Duo tried to free his caught legs, tried to squirm his way out from under the beam, but he was struck by the searing pain of what could only be a broken bone. His thighbone was snapped right where the beam lay across his legs, holding him in place under its weight. He was immediately covered in a clammy sweat, and he cursed himself.

“Agent Maxwell!” The call came again. Daniels was still waiting for him as explosions were going off all over the base. The shuttles were probably leaving already, probably preparing for the one final boom, the “big” charges that would blow up the mobile suit hanger, and the officer was still trying to find Duo instead of getting his ass back to safety.

“Run, Daniels! RUN for it!”

“WHERE ARE YOU?”

Duo coughed to get his voice out. “I’m hurt, Daniels. Just go! Get out of here before you get killed too!”

“I can hear you... not too far!”

“Daniels! GO! And that’s an ORDER!” Duo screamed, forcing the officer to retreat back to the shuttles against his will. Then he tried to free his leg once more and the shooting pain returned, this time accompanied by white and black spots in his field of vision. “ahhh fuck,” he complained to himself as yet another charge shuddered through the base and he could hear more and more of the structure crumbling and collapsing around him.



Daniels burst through the doors to the shuttle hanger just as the first shuttle was taking off, his entire body covered from head to toe in gray dust and particles. He was quickly met by officers rushing to help him.

“Agent Maxwell... he’s... still in there,” Daniels said, breathing heavily as he tried to catch his wind and wipe dust out of his eyes. “He’s hurt or... something. In the factory. I couldn’t... find him to get... him out. On the left side... near the conveyor belt... I think.”

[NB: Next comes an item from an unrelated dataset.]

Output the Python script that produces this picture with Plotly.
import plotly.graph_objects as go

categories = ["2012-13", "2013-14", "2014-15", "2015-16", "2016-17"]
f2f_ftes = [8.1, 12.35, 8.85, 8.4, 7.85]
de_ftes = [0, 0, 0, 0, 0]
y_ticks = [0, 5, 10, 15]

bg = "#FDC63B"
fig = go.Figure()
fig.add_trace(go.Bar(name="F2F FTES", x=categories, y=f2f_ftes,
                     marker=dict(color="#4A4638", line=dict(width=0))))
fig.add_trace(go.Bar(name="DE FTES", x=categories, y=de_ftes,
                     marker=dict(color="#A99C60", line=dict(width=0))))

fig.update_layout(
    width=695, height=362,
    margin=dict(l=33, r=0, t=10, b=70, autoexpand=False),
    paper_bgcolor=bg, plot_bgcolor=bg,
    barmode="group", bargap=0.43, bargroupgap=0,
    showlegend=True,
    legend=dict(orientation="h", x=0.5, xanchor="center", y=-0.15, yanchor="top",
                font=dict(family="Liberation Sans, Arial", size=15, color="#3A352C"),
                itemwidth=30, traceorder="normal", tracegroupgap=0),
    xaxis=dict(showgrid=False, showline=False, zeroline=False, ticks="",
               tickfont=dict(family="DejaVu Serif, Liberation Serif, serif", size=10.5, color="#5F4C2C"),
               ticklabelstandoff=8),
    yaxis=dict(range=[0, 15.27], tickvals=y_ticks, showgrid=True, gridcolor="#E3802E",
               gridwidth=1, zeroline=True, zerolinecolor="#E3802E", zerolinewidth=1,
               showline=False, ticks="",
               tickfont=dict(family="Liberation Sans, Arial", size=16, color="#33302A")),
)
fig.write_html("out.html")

Seeing the commotion gathering around the young officer, Heero, whose head was still pounding and pounding like a fence post driller, rushed over to hear what the officer had to say. Then before anyone could stop him, he was running toward the hanger doors, heading back into the base as another bomb went off somewhere in the interior of the building.

“Yuy!” One of the other agents called out to him. “Where the HELL are you going?” Heero didn’t answer, but just kept going, Forget about the others – all you need to worry about is your MISSION! ignoring the calls of his fellow Preventers. He knew he was going against orders. He knew he was screwing up the time frame, since they still had to detonate the mobile suit hanger before any wise-assed Alliance member who might be hiding out could manage to get away with one of the suits. He knew he was going to have to deal with the wrath of J for this stunt, because assassins and soldiers didn’t HAVE feelings to interfere with their missions.

There was something else that Heero also knew, though. He knew that he had to find Duo and bring him out of the mess that was becoming the Lunar base, and he had to do it quick, before they were both killed, and before the shuttles left without them.